I think this is a false economy and can't last as solution to an inherently problematic business model. I'd wager money on the stats from these "unobtrusive" ads leading to click throughs and additional revenue when displayed to adblock users is going to decrease because of this, how is the advertising world going to cope with this? I'm guessing at the very least these types of adverts will simply reduce in value, surely they have to? There is an obvious correlation between how intrusive the ad is and the likelihood of clicks to susceptible users, hence more intrusive ads have an inherently higher value and vice versa. This has to be true otherwise we wouldn't have fallen into this problem of ubiquitous intrusive ads in the first place, they got out of hand because they worked!
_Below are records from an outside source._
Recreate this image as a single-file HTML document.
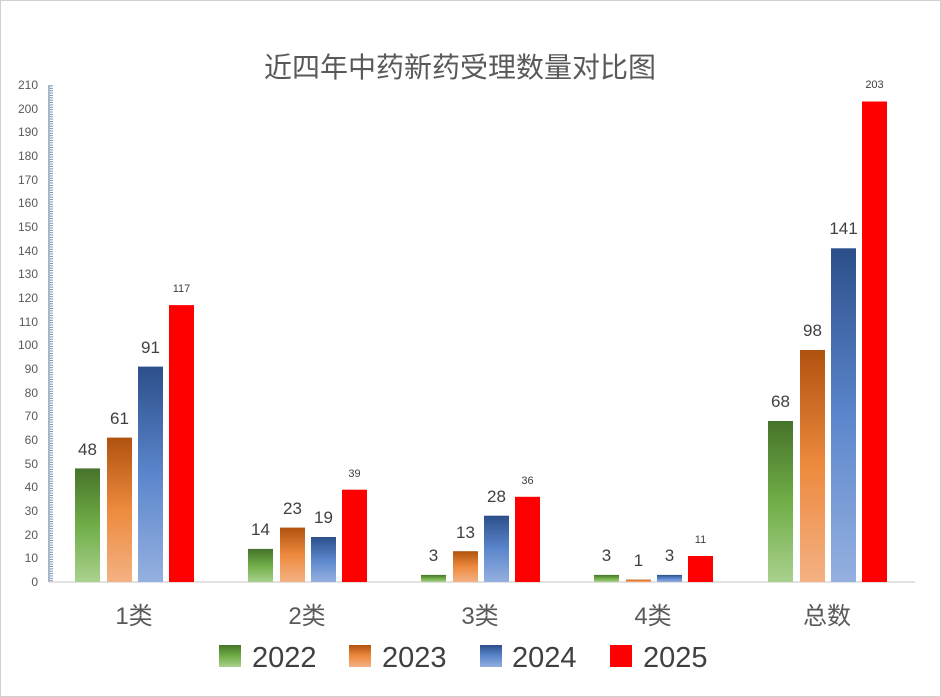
<!DOCTYPE html>
<html><head><meta charset="utf-8"><style>
html,body{margin:0;padding:0;background:#fff}
svg{display:block;font-family:"Liberation Sans","Noto Sans CJK SC",sans-serif}
</style></head><body>
<svg width="941" height="697" viewBox="0 0 941 697" xmlns="http://www.w3.org/2000/svg">
<defs>
<linearGradient id="g" x1="0" y1="0" x2="0" y2="1"><stop offset="0" stop-color="#46732a"/><stop offset="0.5" stop-color="#70ad47"/><stop offset="1" stop-color="#a9d18e"/></linearGradient>
<linearGradient id="o" x1="0" y1="0" x2="0" y2="1"><stop offset="0" stop-color="#b0520f"/><stop offset="0.5" stop-color="#ed8a3e"/><stop offset="1" stop-color="#f4b183"/></linearGradient>
<linearGradient id="b" x1="0" y1="0" x2="0" y2="1"><stop offset="0" stop-color="#2c4f8a"/><stop offset="0.5" stop-color="#5b86cc"/><stop offset="1" stop-color="#95b0e0"/></linearGradient>
<pattern id="tk" x="0" y="0.3" width="5" height="2.367" patternUnits="userSpaceOnUse"><rect x="0" y="0" width="4" height="0.9" fill="#6d87a8"/></pattern>
</defs>
<rect x="0.5" y="0.5" width="940" height="696" fill="#fff" stroke="#d0d0d0"/>
<text x="460" y="77" font-size="28" fill="#595959" text-anchor="middle">近四年中药新药受理数量对比图</text>
<!-- axis -->
<rect x="49" y="85" width="4" height="497" fill="url(#tk)"/>
<line x1="49" y1="85" x2="49" y2="582" stroke="#6d87a8" stroke-width="1.2"/>
<line x1="49" y1="582" x2="915" y2="582" stroke="#d0d0d0" stroke-width="1.2"/>
<g font-size="12" fill="#595959" text-anchor="end">
<text x="38" y="586">0</text><text x="38" y="562">10</text><text x="38" y="539">20</text><text x="38" y="515">30</text><text x="38" y="491">40</text><text x="38" y="468">50</text><text x="38" y="444">60</text><text x="38" y="420">70</text><text x="38" y="397">80</text><text x="38" y="373">90</text><text x="38" y="349">100</text><text x="38" y="326">110</text><text x="38" y="302">120</text><text x="38" y="278">130</text><text x="38" y="255">140</text><text x="38" y="231">150</text><text x="38" y="207">160</text><text x="38" y="184">170</text><text x="38" y="160">180</text><text x="38" y="136">190</text><text x="38" y="113">200</text><text x="38" y="89">210</text>
</g>
<!-- bars -->
<rect x="75" y="468.4" width="25" height="113.6" fill="url(#g)"/>
<rect x="107" y="437.6" width="25" height="144.4" fill="url(#o)"/>
<rect x="138" y="366.6" width="25" height="215.4" fill="url(#b)"/>
<rect x="169" y="305.1" width="25" height="276.9" fill="#ff0000"/>
<rect x="248" y="548.9" width="25" height="33.1" fill="url(#g)"/>
<rect x="280" y="527.6" width="25" height="54.4" fill="url(#o)"/>
<rect x="311" y="537" width="25" height="45" fill="url(#b)"/>
<rect x="342" y="489.7" width="25" height="92.3" fill="#ff0000"/>
<rect x="421" y="574.9" width="25" height="7.1" fill="url(#g)"/>
<rect x="453" y="551.2" width="25" height="30.8" fill="url(#o)"/>
<rect x="484" y="515.7" width="25" height="66.3" fill="url(#b)"/>
<rect x="515" y="496.8" width="25" height="85.2" fill="#ff0000"/>
<rect x="594" y="574.9" width="25" height="7.1" fill="url(#g)"/>
<rect x="626" y="579.6" width="25" height="2.4" fill="url(#o)"/>
<rect x="657" y="574.9" width="25" height="7.1" fill="url(#b)"/>
<rect x="688" y="556" width="25" height="26" fill="#ff0000"/>
<rect x="768" y="421" width="25" height="161" fill="url(#g)"/>
<rect x="800" y="350" width="25" height="232" fill="url(#o)"/>
<rect x="831" y="248.3" width="25" height="333.7" fill="url(#b)"/>
<rect x="862" y="101.5" width="25" height="480.5" fill="#ff0000"/>
<!-- labels -->
<g font-size="17" fill="#404040" text-anchor="middle">
<text x="87.5" y="455">48</text><text x="119.5" y="424">61</text><text x="150.5" y="353">91</text>
<text x="260.5" y="535">14</text><text x="292.5" y="514">23</text><text x="323.5" y="523">19</text>
<text x="433.5" y="561">3</text><text x="465.5" y="538">13</text><text x="496.5" y="502">28</text>
<text x="606.5" y="561">3</text><text x="638.5" y="566">1</text><text x="669.5" y="561">3</text>
<text x="780.5" y="407">68</text><text x="812.5" y="336">98</text><text x="843.5" y="234">141</text>
</g>
<g font-size="11" fill="#404040" text-anchor="middle">
<text x="181.5" y="292">117</text><text x="354.5" y="477">39</text><text x="527.5" y="484">36</text><text x="700.5" y="543">11</text><text x="874.5" y="88">203</text>
</g>
<g font-size="24" fill="#595959" text-anchor="middle">
<text x="134" y="624">1类</text><text x="307" y="624">2类</text><text x="480" y="624">3类</text><text x="653" y="624">4类</text><text x="827" y="624">总数</text>
</g>
<!-- legend -->
<rect x="219" y="645" width="22" height="22" fill="url(#g)"/>
<rect x="349" y="645" width="22" height="22" fill="url(#o)"/>
<rect x="480" y="645" width="22" height="22" fill="url(#b)"/>
<rect x="610" y="645" width="22" height="22" fill="#ff0000"/>
<g font-size="29" fill="#404040">
<text x="252" y="667">2022</text><text x="382" y="667">2023</text><text x="512" y="667">2024</text><text x="643" y="667">2025</text>
</g>
</svg>
</body></html>
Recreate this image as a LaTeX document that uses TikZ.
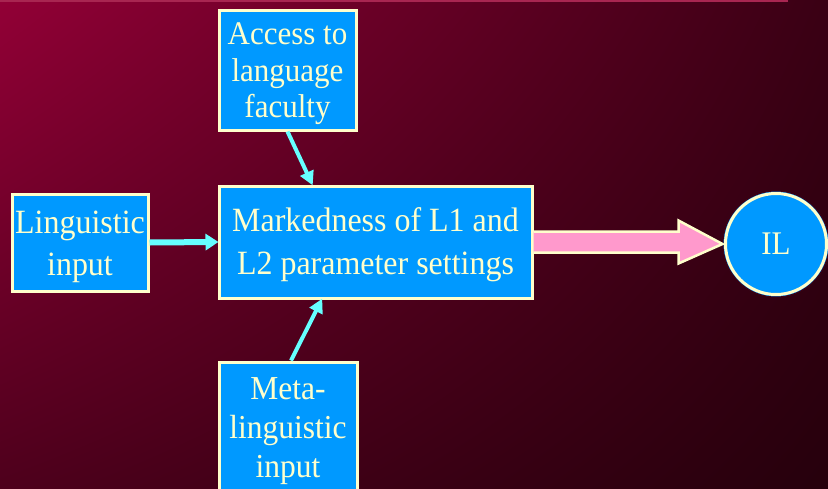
\documentclass[tikz,border=0pt]{standalone}
\usepackage{fontspec}
\setmainfont{Liberation Serif}
\newfontfamily\labelfont[FakeStretch=0.94]{Liberation Serif}
\usetikzlibrary{calc,shadings,arrows.meta}
\definecolor{boxblue}{RGB}{0,153,255}
\definecolor{cream}{RGB}{255,255,204}
\definecolor{cyanarrow}{RGB}{102,255,255}
\definecolor{pinkarrow}{RGB}{255,153,204}
\definecolor{bgA}{RGB}{146,0,54}
\definecolor{bgB}{RGB}{58,0,20}
\definecolor{bgC}{RGB}{78,0,28}
\definecolor{bgD}{RGB}{38,0,12}
\definecolor{darkedge}{RGB}{60,0,20}
\begin{document}
\begin{tikzpicture}[x=1pt,y=-1pt,
  bluebox/.style={draw=cream,line width=3pt,fill=boxblue,inner sep=0pt},
  boxtext/.style={text=cream,align=center,inner sep=0pt},
  feed/.style={draw=cyanarrow,line width=4pt,
    -{Triangle[length=14pt,width=14pt]},shorten >=-1pt}]
  % backdrop
  \clip (0,0) rectangle (828,488);
  \shade[upper left=bgA,upper right=bgB,lower left=bgC,lower right=bgD]
    (0,0) rectangle (828,488);
  \draw[line width=2pt,color=bgA!80!pink] (0,0.5) -- (788,0.5);

  % boxes, each with its text set a little below the centre
  \node[bluebox,minimum width=137,minimum height=120,
        label={[boxtext,yshift=-4pt,font=\labelfont\fontsize{33}{36.5}\selectfont]center:Access to\\language\\faculty}]
        (access) at (287.5,70) {};
  \node[bluebox,minimum width=313,minimum height=112,
        label={[boxtext,yshift=-3pt,font=\labelfont\fontsize{34}{43}\selectfont]center:Markedness of L1 and\\L2 parameter settings}]
        (main) at (375.5,242) {};
  \node[bluebox,minimum width=136,minimum height=97,
        label={[boxtext,yshift=-4pt,font=\labelfont\fontsize{34}{42}\selectfont]center:Linguistic\\input}]
        (ling) at (80,242.5) {};
  \node[bluebox,minimum width=138,minimum height=128,
        label={[boxtext,yshift=-5pt,font=\labelfont\fontsize{33.5}{39}\selectfont]center:Meta-\\linguistic\\input}]
        (meta) at (288,426) {};
  \node[circle,draw=darkedge,line width=1pt,fill=boxblue,
        minimum size=106,inner sep=0pt] (ilo) at (776,244) {};
  \node[circle,draw=cream,line width=3pt,fill=boxblue,text=cream,
        minimum size=101,inner sep=0pt,font=\labelfont\fontsize{33}{36}\selectfont]
        (il) at (776,244) {IL};

  % feeding arrows
  \draw[feed,line width=6pt,-{Triangle[length=13pt,width=16pt]}]
    (ling.east) -- (main.west);
  \draw[feed] (access.south) -- ($(main.north west)!0.30!(main.north east)$);
  \draw[feed] ($(meta.north)+(3,0)$) -- ($(main.south west)!0.33!(main.south east)$);

  % outgoing block arrow
  \draw[draw=cream,line width=2.5pt,fill=pinkarrow,line join=miter]
    ($(main.east)+(0,-10.5)$) -- ($(main.east)+(145,-10.5)$)
    -- ($(main.east)+(145,-21.5)$) -- (ilo.west)
    -- ($(main.east)+(145,21.5)$) -- ($(main.east)+(145,10.5)$)
    -- ($(main.east)+(0,10.5)$);
\end{tikzpicture}
\end{document}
If the value of un-intrusive ads drop so does the ad revenue for those people hosting them, in the worst case scenario I can foresee adverts being "classified" by not only adblock users but by affiliate marketing businesses, and then graded by value. If the websites have no way to serve unintrusive ads to adblock users and intrusive ads to non-adblock users then their overall revenue may suffer more for sticking to unobtrusive ads, In some cases maybe forcing them to abandon unintrusive ads and adopt more intrusive ones for greater revenue.
Generalized as a theory, I would say the advertising business model relies on serving ads in an environment the user had little control over, slowly control has been handed to the users so the total amount of revenue in this space is decreasing as a function of increasing adblocking usage, there's no way to get that revenue back unless technical measures are taken to remove control from the users. The users lowered revenue for the websites and now we're just working together (users+website) to pass that loss on to the advertisers, it might work for a few years but I don't think that'll be sustainable. It'll be a shift in technology and loss in control for end users that will genuinely bring back revenue (I'm thinking servers rendering pages server side and simply sending flat images back to the users where adverts are baked into content, then we're all screwed!)